For years now, the Press Release (I’m giving it the proper name treatment for this article) was (and really still is) the de facto method for a company to distribute news. Press Releases go out on the wire (no caps) and show up in the inbox of reporters, based on the regionality of the reporter and the release. In pre-blogger times, this worked out pretty well as there really aren’t that many journalists out there, so the communication flow was fairly efficient. With a supposed 57 million blogs online (personally I think that’s missing a decimal point), all of differing degrees of professionalism, the Press Release method is beginning to crumble.
Accordingly, publicists and PR firms are in search of new methods for distributing their information, including leveraging blogs and social networks. While I think we all should praise these people for seeking out the methods, even though often times the results fall far short of the objectives (3 words: Vista. Ferrari. Bloggers). Stowe Boyd wrote a great piece yesterday on the Social Media Press Release and how incredibly bad an idea it is. For a quick definition (from his post):
For those who have missed the idea, a social media press release is supposed to be a webbish/bloggish version of old timey press releases. These will incorporate elements of the now commonplance blog motif: links, tags, comments, and trackbacks, for example.
As he (and Scoble and Jeremiah and probably many others) have expressed, it’s a bad idea in so many ways. Dominic Jones also blogged on the topic this week, and he proposed a different solution:
News release writers today can learn a lot from the Digg front page. That’s where you will see effective attention grabbers that prompt people to click on links. We’re talking about a linked headline and a 25-word summary.
That’s what a newswire news release should look like in 2007.
I think this is a good idea, but doesn’t properly address the problem. First of all, the fact remains that sources such as AP and Reuters still account for a large part of news flow, both offline and online. The reporters for more traditional outlets don’t necessarily deserve to have their worlds come crashing down just because us “hooligan bloggers” don’t have the patience to read through a full-page of carefully crafted spin information. And what about financial institutions and analysts, where every word of a news release matters?

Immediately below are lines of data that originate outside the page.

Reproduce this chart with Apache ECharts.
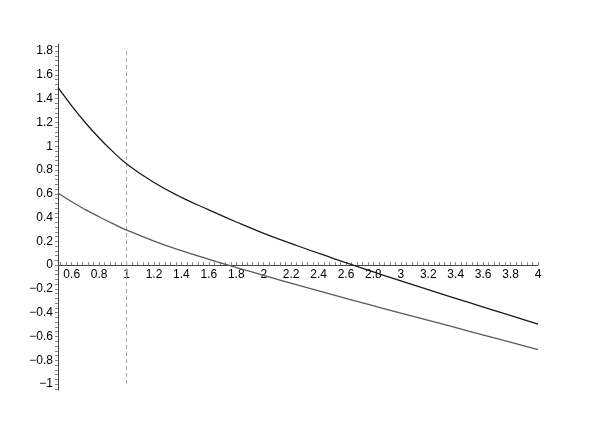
<!DOCTYPE html>
<html>
<head>
<meta charset="utf-8">
<script src="https://cdn.jsdelivr.net/npm/echarts@6/dist/echarts.min.js"></script>
<style>
  html, body { margin: 0; padding: 0; background: #fff; }
  #chart { width: 599px; height: 434px; }
</style>
</head>
<body>
<div id="chart"></div>
<script>
// sample positions along x
const xs = [0.5, 0.6, 0.7, 0.8, 0.9, 1.0, 1.2, 1.4, 1.6, 1.8, 2.0, 2.25, 2.5, 2.75, 3.0, 3.25, 3.5, 3.75, 4.0];
const upperCurve = [1.495, 1.34, 1.198, 1.07, 0.955, 0.852, 0.695, 0.57, 0.465, 0.363, 0.268, 0.161, 0.06, -0.038, -0.133, -0.225, -0.316, -0.406, -0.495];
const lowerCurve = [0.607, 0.533, 0.467, 0.407, 0.349, 0.295, 0.203, 0.122, 0.049, -0.02, -0.086, -0.168, -0.248, -0.326, -0.403, -0.479, -0.557, -0.633, -0.71];

// vertical dashed marker at x = 1
const markerX = [1, 1];
const markerY = [-1, 1.8];

const xLabels = [0.6, 0.8, 1, 1.2, 1.4, 1.6, 1.8, 2, 2.2, 2.4, 2.6, 2.8, 3, 3.2, 3.4, 3.6, 3.8, 4];
const yLabels = [-1, -0.8, -0.6, -0.4, -0.2, 0, 0.2, 0.4, 0.6, 0.8, 1, 1.2, 1.4, 1.6, 1.8];

const yMin = -1.05, yMax = 1.86;
const gridTop = 44, gridBottom = 44, chartH = 434;

function fineTicks(from, to, step) {
    const out = [];
    for (let v = from; v <= to + 1e-9; v += step) out.push(Math.round(v * 1000) / 1000);
    return out;
}

function fmt(v) {
    const s = String(Math.round(v * 100) / 100);
    return s.replace('-', '\u2212');
}

// lift the x axis (line, ticks and labels) up to y = 0
const gridH = chartH - gridTop - gridBottom;
const xAxisOffset = -(0 - yMin) / (yMax - yMin) * gridH;

const chart = echarts.init(document.getElementById('chart'));

const axisFont = { color: '#000', fontSize: 12, fontFamily: 'Liberation Sans, Arial, sans-serif' };

chart.setOption({
    animation: false,
    backgroundColor: '#fff',
    grid: { left: 58, right: 61, top: gridTop, bottom: gridBottom },
    xAxis: {
        type: 'value',
        min: 0.5,
        max: 4,
        position: 'bottom',
        offset: xAxisOffset,
        axisLine: { onZero: false, lineStyle: { color: '#444', width: 1 } },
        axisTick: {
            show: true,
            inside: true,
            length: 3,
            customValues: fineTicks(0.52, 4, 0.04),
            lineStyle: { color: '#888' }
        },
        axisLabel: Object.assign({
            customValues: xLabels,
            formatter: fmt,
            margin: 4
        }, axisFont),
        splitLine: { show: false }
    },
    yAxis: {
        type: 'value',
        min: yMin,
        max: yMax,
        axisLine: { show: true, onZero: false, lineStyle: { color: '#444', width: 1 } },
        axisTick: {
            show: true,
            length: 3,
            customValues: fineTicks(-1.04, 1.84, 0.04),
            lineStyle: { color: '#888' }
        },
        axisLabel: Object.assign({
            customValues: yLabels,
            formatter: fmt,
            margin: 5
        }, axisFont),
        splitLine: { show: false }
    },
    series: [
        {
            type: 'line',
            data: markerX.map((x, i) => [x, markerY[i]]),
            showSymbol: false,
            lineStyle: { color: '#aaa', width: 1, type: [4, 3] },
            z: 1
        },
        {
            type: 'line',
            data: xs.map((x, i) => [x, upperCurve[i]]),
            smooth: 0.5,
            showSymbol: false,
            lineStyle: { color: '#1a1a1a', width: 1.3 },
            z: 3
        },
        {
            type: 'line',
            data: xs.map((x, i) => [x, lowerCurve[i]]),
            smooth: 0.5,
            showSymbol: false,
            lineStyle: { color: '#5a5a5a', width: 1.3 },
            z: 2
        }
    ]
});
</script>
</body>
</html>
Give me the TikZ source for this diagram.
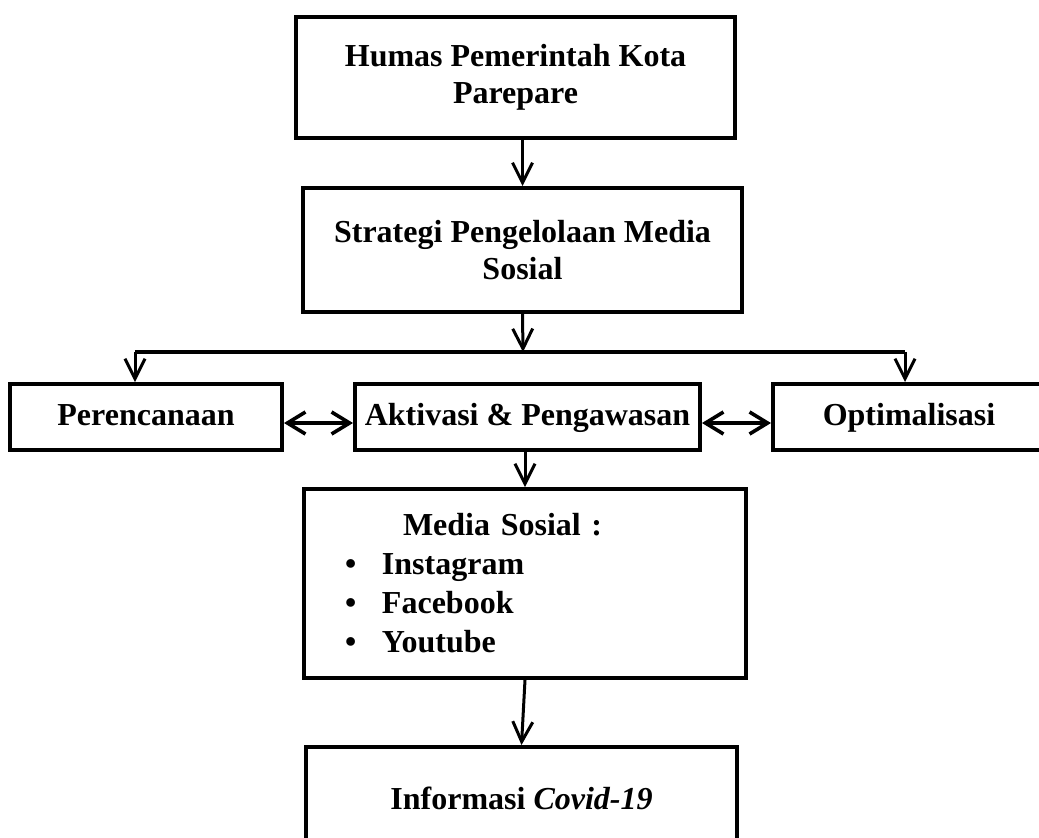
\documentclass[tikz,border=0pt]{standalone}
\usepackage{fontspec}
\setmainfont{Liberation Serif}
\usetikzlibrary{arrows.meta}

\begin{document}
\begin{tikzpicture}[x=0.5pt, y=-0.5pt, auto,
  process/.style={rectangle, draw=black, line width=2pt, align=center, font=\bfseries\fontsize{16}{18.5}\selectfont},
  rowbox/.style={process, minimum height=33pt, text height=11.5pt, text depth=3.5pt},
  listbox/.style={process, align=left, text width=180pt, inner xsep=20.5pt, minimum height=94.5pt, font=\bfseries\fontsize{16}{19.5}\selectfont},
  arrow/.style={line width=1.5pt, -{Straight Barb[length=10pt, width=10pt]}},
  darrow/.style={line width=1.8pt, {Straight Barb[length=9pt, width=11pt]}-{Straight Barb[length=9pt, width=11pt]}},
  split/.style={line width=2pt}
]
\clip (0,0) rectangle (1039,837);

\node (humas) [process, minimum width=219.5pt, minimum height=60.5pt] at (515.5,77.5) {Humas Pemerintah Kota\\Parepare};
\node (strategi) [process, minimum width=219.5pt, minimum height=62pt, below of=humas, node distance=86.25pt, xshift=3.5pt] {Strategi Pengelolaan Media\\Sosial};
\node (aktivasi) [rowbox, minimum width=172.5pt, below of=strategi, node distance=83.5pt, xshift=2.5pt] {Aktivasi \& Pengawasan};
\node (perencanaan) [rowbox, minimum width=136pt, left of=aktivasi, node distance=190.75pt] {Perencanaan};
\node (optimalisasi) [rowbox, minimum width=136pt, right of=aktivasi, node distance=190.75pt] {Optimalisasi};
\node (media) [listbox, below of=aktivasi, node distance=83.25pt, xshift=-1.25pt] {\hspace*{29pt}Media Sosial :\\
  \makebox[18.5pt][l]{\textbullet}Instagram\\
  \makebox[18.5pt][l]{\textbullet}Facebook\\
  \makebox[18.5pt][l]{\textbullet}Youtube};
\node (info) [process, minimum width=215.5pt, minimum height=51pt, below of=media, node distance=107.25pt, xshift=-1.75pt] {Informasi \textit{Covid-19}};

\coordinate (split) at (523,352);
\coordinate (lsplit) at (135,352);
\coordinate (rsplit) at (905,352);

\draw [arrow] (humas.south -| strategi.north) -- (strategi.north);
\draw [arrow] (strategi.south) -- (split);
\draw [split] (lsplit) -- (rsplit);
\draw [arrow] (lsplit) -- (lsplit |- perencanaan.north);
\draw [arrow] (rsplit) -- (rsplit |- optimalisasi.north);
\draw [darrow] ([yshift=-3pt]perencanaan.east) -- ([yshift=-3pt]aktivasi.west);
\draw [darrow] ([yshift=-3pt]aktivasi.east) -- ([yshift=-3pt]optimalisasi.west);
\draw [arrow] (aktivasi.south -| media.north) -- (media.north);
\draw [arrow] (media.south) -- (info.north);

\end{tikzpicture}
\end{document}
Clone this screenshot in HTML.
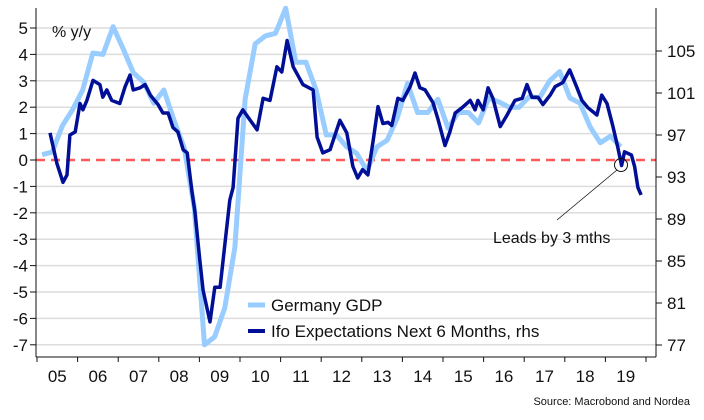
<!DOCTYPE html>
<html><head><meta charset="utf-8"><style>
body{margin:0;background:#fff;}
svg{display:block;font-family:"Liberation Sans",sans-serif;}
</style></head><body>
<svg id="chart" width="704" height="420" viewBox="0 0 704 420" xmlns="http://www.w3.org/2000/svg">
<g id="grid"></g>
<g id="axes"></g>
<g id="series"></g>
<text x="52" y="37" font-size="16" fill="#111">% y/y</text>
<g>
<g><line x1="248" y1="305" x2="265" y2="305" stroke="#99ccff" stroke-width="5"/><text x="271" y="311" font-size="17" fill="#111">Germany GDP</text></g>
<g><line x1="248" y1="331" x2="265" y2="331" stroke="#000f96" stroke-width="4"/><text x="271" y="337" font-size="17" fill="#111">Ifo Expectations Next 6 Months, rhs</text></g>
</g>
<g>
<circle cx="621" cy="165" r="6.5" fill="none" stroke="#111" stroke-width="1"/>
<line x1="617" y1="170" x2="557" y2="220" stroke="#111" stroke-width="0.8"/>
<text x="493" y="243" font-size="16" fill="#111">Leads by 3 mths</text>
</g>
<text x="690" y="405" font-size="11" fill="#111" text-anchor="end">Source: Macrobond and Nordea</text>
</svg>
<script>
const leftTicks=[5,4,3,2,1,0,-1,-2,-3,-4,-5,-6,-7];
const rightTicks=[105,101,97,93,89,85,81,77];
const years=["05","06","07","08","09","10","11","12","13","14","15","16","17","18","19"];
const gdpStart=2005.125;
const gdpValues=[0.2,0.3,1.3,1.9, 2.65,4.05,4.0,5.05, 4.2,3.3,2.95,2.15, 2.65,1.5,0.45,-1.8, -7.0,-6.7,-5.6,-3.3, 2.3,4.4,4.7,4.8, 5.75,3.7,3.7,2.65, 0.95,0.95,0.5,0.25, -0.4,0.5,0.75,1.6, 2.9,1.8,1.8,2.3, 1.2,1.8,1.8,1.4, 2.35,2.2,2.0,2.0, 2.4,2.35,3.0,3.35, 2.35,2.15,1.25,0.65, 0.9,0.5];
const ifoDates=[2005.32,2005.49,2005.64,2005.74,2005.81,2005.94,2006.06,2006.13,2006.23,2006.38,2006.55,2006.62,2006.72,2006.84,2007.04,2007.17,2007.29,2007.37,2007.54,2007.66,2007.79,2007.98,2008.1,2008.23,2008.35,2008.47,2008.6,2008.7,2008.82,2008.89,2009.01,2009.09,2009.26,2009.38,2009.51,2009.63,2009.75,2009.83,2009.95,2010.07,2010.25,2010.42,2010.57,2010.74,2010.91,2011.03,2011.16,2011.31,2011.55,2011.8,2011.9,2012.04,2012.22,2012.46,2012.63,2012.78,2012.9,2013.02,2013.15,2013.28,2013.4,2013.52,2013.65,2013.74,2013.89,2014.01,2014.19,2014.31,2014.43,2014.56,2014.75,2014.87,2015.05,2015.17,2015.3,2015.47,2015.67,2015.79,2015.86,2015.99,2016.11,2016.23,2016.41,2016.58,2016.77,2016.95,2017.07,2017.19,2017.34,2017.46,2017.64,2017.76,2017.95,2018.12,2018.3,2018.42,2018.57,2018.79,2018.91,2019.04,2019.18,2019.3,2019.4,2019.47,2019.64,2019.72,2019.8,2019.88];
const ifoValues=[97.2,94.3,92.5,93.2,97.0,97.3,100.0,99.4,100.3,102.2,101.8,100.6,101.3,100.3,100.0,101.6,102.7,101.3,101.5,101.8,100.8,99.9,99.1,99.1,97.7,97.3,95.6,95.3,91.5,89.7,85.1,82.2,79.2,82.5,82.5,86.7,90.8,92.0,98.6,99.4,98.4,97.5,100.5,100.3,103.5,103.0,106.0,103.5,101.8,101.3,96.8,95.3,95.6,98.4,97.2,94.0,92.9,93.7,93.2,96.5,99.7,98.1,98.2,97.9,100.5,100.3,101.6,102.9,101.5,101.3,100.1,98.6,96.0,97.3,99.1,99.6,100.3,99.4,100.3,99.4,101.5,100.5,97.8,98.9,100.3,100.5,101.8,100.6,100.6,99.9,100.8,101.6,102.0,103.2,101.5,100.3,99.6,98.9,100.8,100.0,97.9,95.9,94.1,95.4,95.1,94.0,92.0,91.3];
const NS="http://www.w3.org/2000/svg";
const X0=37, XW=40.6, L=36, R=656;
function xs(t){return X0+(t-2005)*XW;}
function yl(v){return 160-v*26.4;}
function yr(v){return 177-(v-93)*10.5;}
function mk(tag,attrs,parent){const e=document.createElementNS(NS,tag);for(const k in attrs)e.setAttribute(k,attrs[k]);parent.appendChild(e);return e;}
const grid=document.getElementById('grid'),axes=document.getElementById('axes'),ser=document.getElementById('series');
leftTicks.forEach(v=>{
 if(v!==0){const g=mk('line',{x1:L,x2:R,y1:yl(v),y2:yl(v),stroke:'#dcdcdc','stroke-width':1.5},grid);
 
 }
 const tk=mk('line',{x1:L-6,x2:L,y1:yl(v),y2:yl(v),stroke:'#111','stroke-width':1},axes);
 
 
 const t=mk('text',{x:28,y:yl(v)+6,'font-size':17,'text-anchor':'end',fill:'#111'},axes);
 t.textContent=v;
 
 
});
rightTicks.forEach(v=>{
 const tk=mk('line',{x1:R,x2:R+6,y1:yr(v),y2:yr(v),stroke:'#111','stroke-width':1},axes);
 
 
 const t=mk('text',{x:667,y:yr(v)+6,'font-size':17,fill:'#111'},axes);
 t.textContent=v;
 
 
});
const zl=mk('line',{x1:L,x2:R,y1:yl(0),y2:yl(0),stroke:'#ff5a5a','stroke-width':2.5,'stroke-dasharray':'9 6'},grid);


mk('line',{x1:L,x2:L,y1:8,y2:357,stroke:'#111','stroke-width':1},axes);
mk('line',{x1:R,x2:R,y1:8,y2:357,stroke:'#111','stroke-width':1},axes);
mk('line',{x1:L,x2:R,y1:357,y2:357,stroke:'#111','stroke-width':1},axes);
for(let i=0;i<=years.length;i++){
 const tk=mk('line',{x1:xs(2005+i),x2:xs(2005+i),y1:357,y2:362,stroke:'#111','stroke-width':1},axes);
 
 
}
years.forEach((y,i)=>{
 const t=mk('text',{x:xs(2005.5+i),y:382,'font-size':17,'text-anchor':'middle',fill:'#111'},axes);
 t.textContent=y;
 
 
});
const gp=mk('polyline',{points:gdpValues.map((v,i)=>xs(gdpStart+i*0.25).toFixed(1)+','+yl(v).toFixed(1)).join(' '),fill:'none',stroke:'#99ccff','stroke-width':5,'stroke-linejoin':'round'},ser);


const ip=mk('polyline',{points:ifoValues.map((v,i)=>xs(ifoDates[i]).toFixed(1)+','+yr(v).toFixed(1)).join(' '),fill:'none',stroke:'#000f96','stroke-width':3.5,'stroke-linejoin':'round'},ser);


</script>
</body></html>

I don’t think we can kill the Release just yet, it still serves its purpose. But smart companies should be trying to complement it. Scoble suggested using blogging for all information dissemination – I think using blogging in conjunction with a release is the right idea. Whether it’s 25 words or 40 words or a full page, companies should assign an employee to write a blog post that coincides with and summarizes the release. With this method, bloggers can simply subscribe to the RSS feeds for the companies they want to track. Furthermore, services like PR Newswire can offer aggregated (river) feeds that are companions to the Press Releases themselves.
It may sound like more work, and it is more than what publicists had to do in the past. But it’s probably the most effective method I can think of to address numerous audiences for official company news.
I received over 300 Press Releases in the two weeks prior to CES. I read less than 10. My fault for missing some cool news. Their fault for missing me as a reader.